The undead scholarly monograph and avoiding obsolescence

In Kathleen Fitzpatrick’s first book, The Anxiety of Obsolescence: The American Novel in the Age of Television, she put forward the argument that the claims people and groups make about the obsolescence of certain cultural forms ultimately reflect more on the people making the claim than they do on the reality of the situation, that these claims typically serve certain political and ideological goals. After going through a traditional peer review process and revising her manuscript, Fitzpatrick submitted it to the scholarly press that she had been working with—and they informed her that they would not be publishing the book. It was through no fault of hers, they explained, just that the marketing department didn’t think they could sell enough copies even to return the book’s cost.

Her reflections on this experience appear throughout Planned Obsolescence: Publishing, Technology, and the Future of the Academy, in which she details the changes necessary in academic publishing to adapt to new technology and to avoid obsolescence. Fitzpatrick refers to the scholarly monograph as being “undead”: it’s no longer a viable mode of communication from a financial standpoint, but it’s still the gold standard in the academy, the most important form of output by which a scholar’s contributions are judged. The changes needed to keep the field of academic publishing alive, she argues, are not only technological, but also institutional, social, and intellectual, and she details what she thinks needs to happen and why it will work in the rest of the book.

Reforming peer review

Fitzpatrick jumps right in with urging change in the peer review system, which she acknowledges is seen as one of the most important institutions within the field of academic publishing. She takes issue with several facets of the current system and proposes far-reaching changes, mostly involving a new system of “peer-to-peer review.” In this system, as Fitzpatrick models it with various case studies, authors put their manuscripts online and make them available for open commenting. In contrasting the current peer review system with this open review system, she addresses a variety of issues, including:

  • The anonymity of reviewers. Fitzpatrick acknowledges that this anonymity is supposed to enable reviewers to share their true thoughts on a manuscript without hesitation, but points out that when a name is attached to a comment, you have a better sense of what that comment is worth to you.
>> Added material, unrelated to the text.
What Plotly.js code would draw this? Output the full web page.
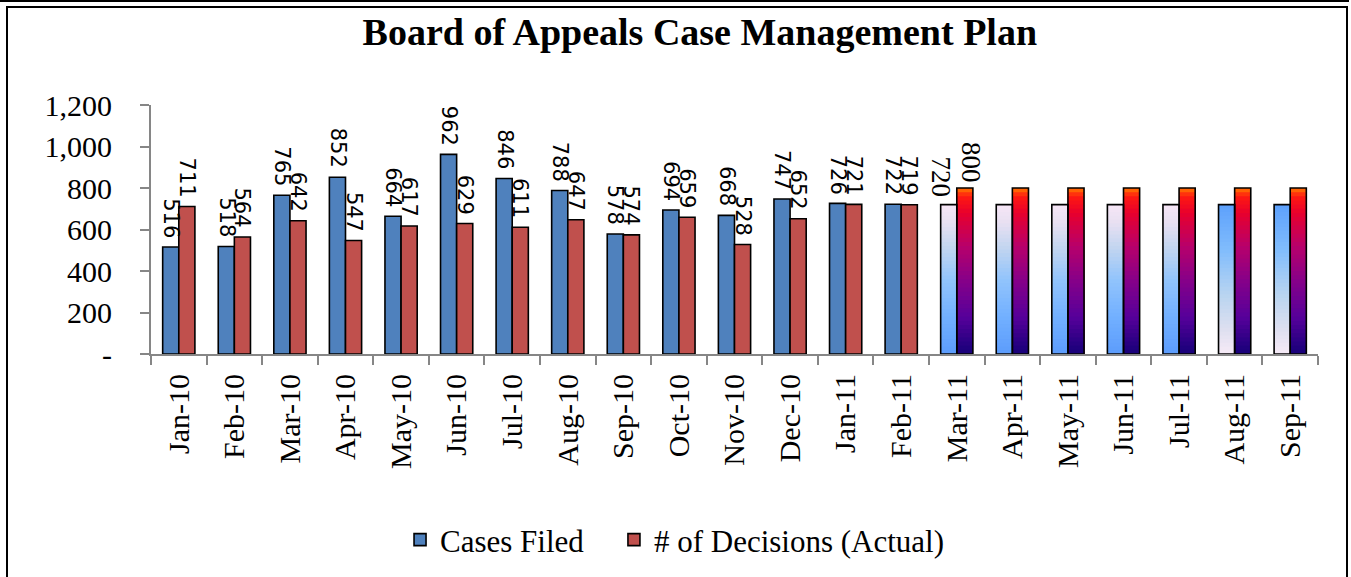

If it’s coming from a peer whose advice on a topic you specifically value, it’s enormously helpful to know that.
  • The number of reviewers. In the traditional peer review system that Fitzpatrick describes, you receive two or three anonymous reviews. In the case studies that she details of authors putting their manuscripts online for open review and commenting (including when she did this on her own blog, with the manuscript for Planned Obsolescence), she finds that these manuscripts receive a much greater breadth of reviewers. This means that the author hears more opinions and can get a better sense of whether something seriously doesn’t work or whether it just rubbed one person the wrong way.
  • The opportunity to respond. As Fitzpatrick describes it, the traditional peer review process is not a conversation—it’s closed and compartmentalized. With open review, the author has the opportunity to act on people’s feedback more directly, responding to them and discussing it with them. This allows for a more collaborative process (and it’s this emphasis on collaboration that leads Fitzpatrick to spend her second chapter destabilizing the importance of individual authorship in the academy) and for more meaningful feedback.

Community focus

Something that comes up repeatedly throughout Fitzpatrick’s book is the importance of establishing communities for academic publishing. Her open review system depends on the establishment of a community of scholars willing to comment on each other’s manuscripts. Her arguments about challenging the notion of individual authorship in favor of supporting a wider scholarly network promote community and conversation over the idea of the scholarly monograph as something that enters the world as a finished product. Her arguments about digital preservation, about staving off the physical question of obsolescence, center around establishing a community that sets standards, stores metadata, and ensures continued accessibility of texts.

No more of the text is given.